Два смежных зала, обставленных еще в царствование Франциска I, примыкали к библиотеке, которая выходила в сад.
Жуаез, человек ленивый, но весьма образованный, велел поставить свою кровать в библиотеке: под рукой у него была вся наука; открыв окно в сад, он мог наслаждаться природой. Натуры утонченные стремятся к полноте радостей жизни, а утренний ветерок, пение птиц и аромат цветов придают особую прелесть триолетам Клемана Маро и одам Ронсара.[338]
Анри решил оставить здесь все, как было, не потому, что он сочувствовал поэтическому сибаритству брата, а просто из равнодушия.
Но в каком бы состоянии духа ни пребывал граф, он привык неукоснительно выполнять свой долг в отношении короля и принцев крови; вот почему он обстоятельно расспросил о той части дворца, где жил герцог.
Счастливый случай послал Анри отличного чичероне. Это был тот юный лейтенант, чья нескромность раскрыла герцогу тайну дю Бушажа. Этот молодой офицер не покидал принца с момента его возвращения и мог превосходно осведомить обо всем Анри.
По прибытии в Шато-Тьерри герцог Анжуйский стал искать шумных развлечений. Он поселился в парадных покоях, устраивал приемы утром и вечером, а днем охотился в лесу на оленей или в парке на сорок. Как только до него дошла — неизвестно, каким путем — весть о смерти Орильи, он уединился в павильоне, расположенном в глубине парка.
Герцог уже два дня находился там. Люди, плохо знавшие его, говорили, что он предается горю, которое причинила ему смерть Орильи. Те, кто хорошо его знал, утверждали, что он занят какими-нибудь ужасными, постыдными деяниями, которые в один прекрасный день выплывут на свет божий. Оба эти предположения были тем более вероятны, что герцог негодовал, когда какое-либо дело призывало его в замок.
— Видно, празднества будут не очень-то веселые, — сказал Анри, — раз принц в таком расположении духа.
— Разумеется, — ответил лейтенант.
Анри продолжал, как бы против воли, расспрашивать приятеля, находя в этом непонятный для себя самого интерес.

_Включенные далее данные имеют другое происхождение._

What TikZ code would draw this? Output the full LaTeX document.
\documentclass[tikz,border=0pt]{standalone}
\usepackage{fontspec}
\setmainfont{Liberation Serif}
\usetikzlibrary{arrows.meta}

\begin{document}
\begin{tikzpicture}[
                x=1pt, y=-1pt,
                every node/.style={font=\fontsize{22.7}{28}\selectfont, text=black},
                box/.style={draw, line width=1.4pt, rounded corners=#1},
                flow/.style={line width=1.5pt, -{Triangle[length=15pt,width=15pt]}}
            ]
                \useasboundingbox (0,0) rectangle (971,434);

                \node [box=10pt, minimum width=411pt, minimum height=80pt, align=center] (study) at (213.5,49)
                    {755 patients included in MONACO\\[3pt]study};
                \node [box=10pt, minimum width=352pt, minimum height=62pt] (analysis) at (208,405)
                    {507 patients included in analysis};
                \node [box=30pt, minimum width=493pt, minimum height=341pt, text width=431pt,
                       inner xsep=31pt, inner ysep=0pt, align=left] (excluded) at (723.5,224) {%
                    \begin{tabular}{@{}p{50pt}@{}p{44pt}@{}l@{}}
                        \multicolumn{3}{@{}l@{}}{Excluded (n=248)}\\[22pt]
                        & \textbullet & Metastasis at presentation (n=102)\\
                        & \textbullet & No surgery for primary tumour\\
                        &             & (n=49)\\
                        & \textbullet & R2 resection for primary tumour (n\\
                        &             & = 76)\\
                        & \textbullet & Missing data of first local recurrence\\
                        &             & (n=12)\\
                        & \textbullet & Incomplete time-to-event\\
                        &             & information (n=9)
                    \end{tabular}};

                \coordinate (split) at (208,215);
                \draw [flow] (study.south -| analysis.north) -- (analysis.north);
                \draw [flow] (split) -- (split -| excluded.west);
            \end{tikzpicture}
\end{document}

— И вы говорите, что никто не знает, откуда герцог получил известие о смерти Орильи?
— Никто.
— Но что все-таки говорят?
— Говорят, что герцог охотился один в лозняке у реки, после чего возвратился к другим охотникам, видимо чем-то расстроенный. В руках у него было два свертка с золотыми монетами. «Подумайте только, господа, — молвил он прерывающимся голосом, — Орильи умер, Орильи съели волки». Никто не хотел этому верить. «Увы, это так, — сказал герцог, — кажется, лошадь его понесла, он упал в какую-то рытвину и убился. На другое утро двое путников нашли тело Орильи, наполовину обглоданное волками. И вот два свертка с золотом; они были найдены на нем и честно возвращены».
— Все это очень странно, — пробормотал Анри.
— Тем более странно, — продолжал лейтенант, — что герцог впустил в парк каких-то двух человек — вероятно, тех самых путников. С той поры он удалился в павильон, и мы видим его лишь изредка.
— А этих путников никто не видел? — спросил Анри.
— Я встретил в парке какого-то человека, который, по-моему, не принадлежит к дому его высочества, — ответил лейтенант. — Но лица его я не рассмотрел, так как при виде меня он отвернулся и надвинул на глаза капюшон.
— Капюшон?
— Да, и сам не знаю, почему этот человек напомнил мне того, кто был с вами, когда мы встретились во Фландрии.
Анри внимательно поглядел на лейтенанта.
— И что вы думаете об этом, сударь? — спросил он.
— Вот что я думаю, — ответил лейтенант. — Герцог, очевидно, не отказался от своих планов насчет Фландрии. Поэтому он содержит там соглядатаев. Человек в шерстяном плаще один из таких шпионов: в пути он узнал о несчастном случае с музыкантом и принес это известие герцогу.
— Вполне возможно, — задумчиво молвил Анри. — Но что делал этот человек, когда вы его видели?
— Он шел вдоль цветника (из ваших окон их можно видеть) по направлению к теплице.
Анри молчал. Сердце его сильно билось. Эти подробности, как будто бы незначительные, были полны для него огромного интереса.
Стемнело. Оба молодых человека, не зажигая огня, беседовали в комнате Жуаеза.
Усталый от дороги, граф повалился на кровать брата и устремил взгляд в темно-синее небо, где алмазной россыпью сверкали звезды.
Юный лейтенант сидел на подоконнике в состоянии душевного покоя, которое навевает на человека благоуханная вечерняя прохлада.